If you feel a pop, if you can't bear weight, or if there's swelling, stop. That's not "pushing through," that's making it worse. Ankle ligaments heal slowly — slower than muscles — because they don't get great blood flow. Respect that.

Chronic ankle soreness that lasts for days after riding might mean your setup is wrong (trucks too loose, bushings too soft for your weight) or your technique needs work. Don't just train through it — check your gear and form too. The ankle stability protocols used by trail runners translate well to board sports since both involve unpredictable surfaces and lateral forces.

Drill 7: Board Balances (No Riding Required)

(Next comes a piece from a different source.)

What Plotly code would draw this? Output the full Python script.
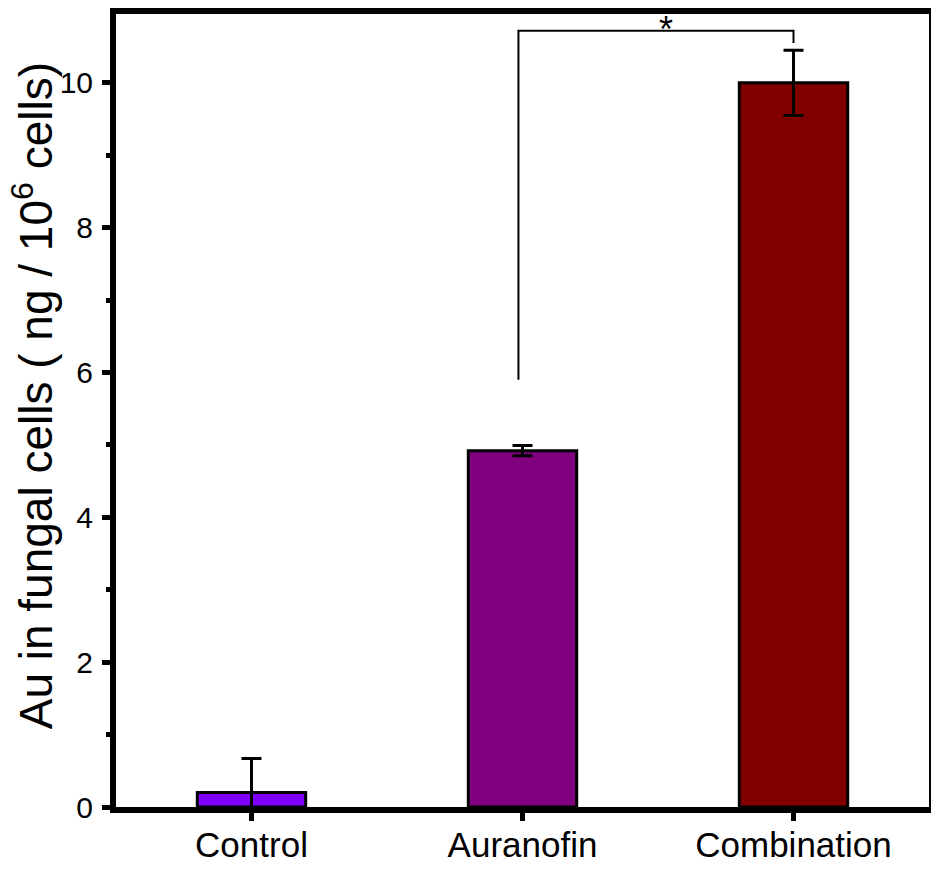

Put your board on carpet or grass — something that prevents it from rolling — and just stand on it. Shift your weight forward, back, side to side. Practice your stance, your tucks, your carves without the consequences of falling.

This is sport-specific practice. Your ankles are getting the exact input they'll get while riding, but in a controlled environment. You can do this while waiting for your coffee to brew or during a TV show.

Make it harder by standing on just your front foot, then just your back. Notice how different the demands are. Your pushing foot (usually your back foot) needs different strength than your steering foot. Train both.

Building the Habit

Pick three of these drills and do them on your off days. Rotate through the list so you're hitting different angles. The goal isn't to become an ankle specialist — it's to build enough baseline stability that your ankles stop being the limiting factor in your riding.

Strong ankles won't make you a better longboarder overnight. But they'll keep you on your board when things get messy — and that's when skill actually matters. A wobbly ankle in a critical moment ends your run; a stable one lets you roll through and keep pushing.